* [Provided data]:
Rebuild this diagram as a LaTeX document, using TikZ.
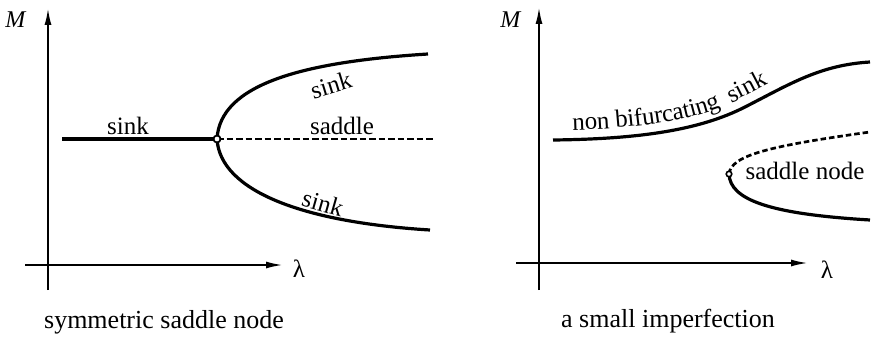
\documentclass[tikz,border=0pt]{standalone}
\usepackage{fontspec}
\setmainfont{Liberation Serif}
\usetikzlibrary{arrows.meta,decorations.text}
\newcommand\lblfont{\fontsize{25}{30}\selectfont}
\newcommand\capfont{\fontsize{26}{31}\selectfont}
\newcommand\axfont{\fontsize{24}{28}\selectfont}
\newcommand\lamfont{\fontsize{25}{29}\selectfont}
\begin{document}
\begin{tikzpicture}[x=1pt,y=1pt,
  axis/.style={line width=2pt,-{Latex[length=17pt,width=7pt]}},
  branch/.style={line width=3.2pt},
  unstable/.style={line width=2.7pt,dash pattern=on 6.5pt off 3pt},
  lbl/.style={font=\lblfont,inner sep=0pt},
  captext/.style={font=\capfont,inner sep=0pt,anchor=base},
  axlbl/.style={font=\axfont,inner sep=0pt},
  lamlbl/.style={font=\lamfont,inner sep=0pt},
  bifpt/.style={circle,draw,fill=white,line width=1.8pt,inner sep=0pt,minimum size=7pt},
  bifpts/.style={circle,draw,fill=white,line width=1.6pt,inner sep=0pt,minimum size=5.5pt}
]
\useasboundingbox (0,0) rectangle (872,-337);
% ---------- left panel ----------
\coordinate (LvB) at (48,-290);
\coordinate (LvT) at (48,-8);
\coordinate (LhL) at (25,-265);
\coordinate (LhR) at (283,-265);
\draw[axis] (LvB) -- (LvT);
\draw[axis] (LhL) -- (LhR);
\node[axlbl] (LM) at (16,-20) {\textit{M}};
\node[lamlbl] (Llam) at (299,-269) {λ};
\coordinate (P) at (217,-139);
\coordinate (Lstart) at (62,-139);
\coordinate (Lend) at (435,-139);
\coordinate (Lup) at (428,-54);
\coordinate (Llow) at (430,-230);
\draw[branch] (Lstart) -- (P);
\draw[unstable] (P) -- (Lend);
\draw[branch] (P) .. controls (220,-85) and (300,-62) .. (Lup);
\draw[branch] (P) .. controls (220,-190) and (300,-222) .. (Llow);
\node[bifpt] (Pc) at (P) {};
\node[lbl] (s1) at (128,-126) {sink};
\node[lbl] (sd) at (342,-126) {saddle};
\node[lbl,rotate=17] (s2) at (331,-85) {sink};
\node[lbl,rotate=-16] (s3) at (323,-203) {sink};
\node[captext] (capL) at (164,-328) {symmetric saddle node};
% ---------- right panel ----------
\coordinate (RvB) at (539,-290);
\coordinate (RvT) at (539,-7);
\coordinate (RhL) at (516,-263);
\coordinate (RhR) at (808,-263);
\draw[axis] (RvB) -- (RvT);
\draw[axis] (RhL) -- (RhR);
\node[axlbl] (RM) at (511,-20) {\textit{M}};
\node[lamlbl] (Rlam) at (827,-270) {λ};
\coordinate (Q) at (729,-174);
\coordinate (Rs) at (553,-140);
\coordinate (Rm) at (745,-107);
\coordinate (Re) at (870,-62);
\coordinate (Rdu) at (870,-132);
\coordinate (Rdl) at (870,-220);
\draw[branch,postaction={decorate,
   decoration={text along path,raise=9.5pt,text align={left indent=20pt},
   text={|\lblfont|non bifurcating{ }{ }sink}}}]
   (Rs) .. controls (640,-139) and (700,-130) .. (Rm)
        .. controls (790,-84) and (820,-65) .. (Re);
\draw[unstable,dash pattern=on 5.5pt off 3pt] (Q) .. controls (731,-155) and (770,-146) .. (Rdu);
\draw[branch] (Q) .. controls (730,-200) and (770,-214) .. (Rdl);
\node[bifpts] (Qc) at (Q) {};
\node[lbl,anchor=base] (sn) at (805,-179.5) {saddle node};
\node[captext] (capR) at (668,-327) {a small imperfection};
\end{tikzpicture}
\end{document}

* [Exercise requirements]: Transcribe the full listing character for character. Pictures are excluded.

* [Final result]:
Rebuild this diagram as a LaTeX document, using TikZ.
\documentclass[tikz,border=0pt]{standalone}
\usepackage{fontspec}
\setmainfont{Liberation Serif}
\usetikzlibrary{arrows.meta,decorations.text}
\newcommand\lblfont{\fontsize{25}{30}\selectfont}
\newcommand\capfont{\fontsize{26}{31}\selectfont}
\newcommand\axfont{\fontsize{24}{28}\selectfont}
\newcommand\lamfont{\fontsize{25}{29}\selectfont}
\begin{document}
\begin{tikzpicture}[x=1pt,y=1pt,
  axis/.style={line width=2pt,-{Latex[length=17pt,width=7pt]}},
  branch/.style={line width=3.2pt},
  unstable/.style={line width=2.7pt,dash pattern=on 6.5pt off 3pt},
  lbl/.style={font=\lblfont,inner sep=0pt},
  captext/.style={font=\capfont,inner sep=0pt,anchor=base},
  axlbl/.style={font=\axfont,inner sep=0pt},
  lamlbl/.style={font=\lamfont,inner sep=0pt},
  bifpt/.style={circle,draw,fill=white,line width=1.8pt,inner sep=0pt,minimum size=7pt},
  bifpts/.style={circle,draw,fill=white,line width=1.6pt,inner sep=0pt,minimum size=5.5pt}
]
\useasboundingbox (0,0) rectangle (872,-337);
% ---------- left panel ----------
\coordinate (LvB) at (48,-290);
\coordinate (LvT) at (48,-8);
\coordinate (LhL) at (25,-265);
\coordinate (LhR) at (283,-265);
\draw[axis] (LvB) -- (LvT);
\draw[axis] (LhL) -- (LhR);
\node[axlbl] (LM) at (16,-20) {\textit{M}};
\node[lamlbl] (Llam) at (299,-269) {λ};
\coordinate (P) at (217,-139);
\coordinate (Lstart) at (62,-139);
\coordinate (Lend) at (435,-139);
\coordinate (Lup) at (428,-54);
\coordinate (Llow) at (430,-230);
\draw[branch] (Lstart) -- (P);
\draw[unstable] (P) -- (Lend);
\draw[branch] (P) .. controls (220,-85) and (300,-62) .. (Lup);
\draw[branch] (P) .. controls (220,-190) and (300,-222) .. (Llow);
\node[bifpt] (Pc) at (P) {};
\node[lbl] (s1) at (128,-126) {sink};
\node[lbl] (sd) at (342,-126) {saddle};
\node[lbl,rotate=17] (s2) at (331,-85) {sink};
\node[lbl,rotate=-16] (s3) at (323,-203) {sink};
\node[captext] (capL) at (164,-328) {symmetric saddle node};
% ---------- right panel ----------
\coordinate (RvB) at (539,-290);
\coordinate (RvT) at (539,-7);
\coordinate (RhL) at (516,-263);
\coordinate (RhR) at (808,-263);
\draw[axis] (RvB) -- (RvT);
\draw[axis] (RhL) -- (RhR);
\node[axlbl] (RM) at (511,-20) {\textit{M}};
\node[lamlbl] (Rlam) at (827,-270) {λ};
\coordinate (Q) at (729,-174);
\coordinate (Rs) at (553,-140);
\coordinate (Rm) at (745,-107);
\coordinate (Re) at (870,-62);
\coordinate (Rdu) at (870,-132);
\coordinate (Rdl) at (870,-220);
\draw[branch,postaction={decorate,
   decoration={text along path,raise=9.5pt,text align={left indent=20pt},
   text={|\lblfont|non bifurcating{ }{ }sink}}}]
   (Rs) .. controls (640,-139) and (700,-130) .. (Rm)
        .. controls (790,-84) and (820,-65) .. (Re);
\draw[unstable,dash pattern=on 5.5pt off 3pt] (Q) .. controls (731,-155) and (770,-146) .. (Rdu);
\draw[branch] (Q) .. controls (730,-200) and (770,-214) .. (Rdl);
\node[bifpts] (Qc) at (Q) {};
\node[lbl,anchor=base] (sn) at (805,-179.5) {saddle node};
\node[captext] (capR) at (668,-327) {a small imperfection};
\end{tikzpicture}
\end{document}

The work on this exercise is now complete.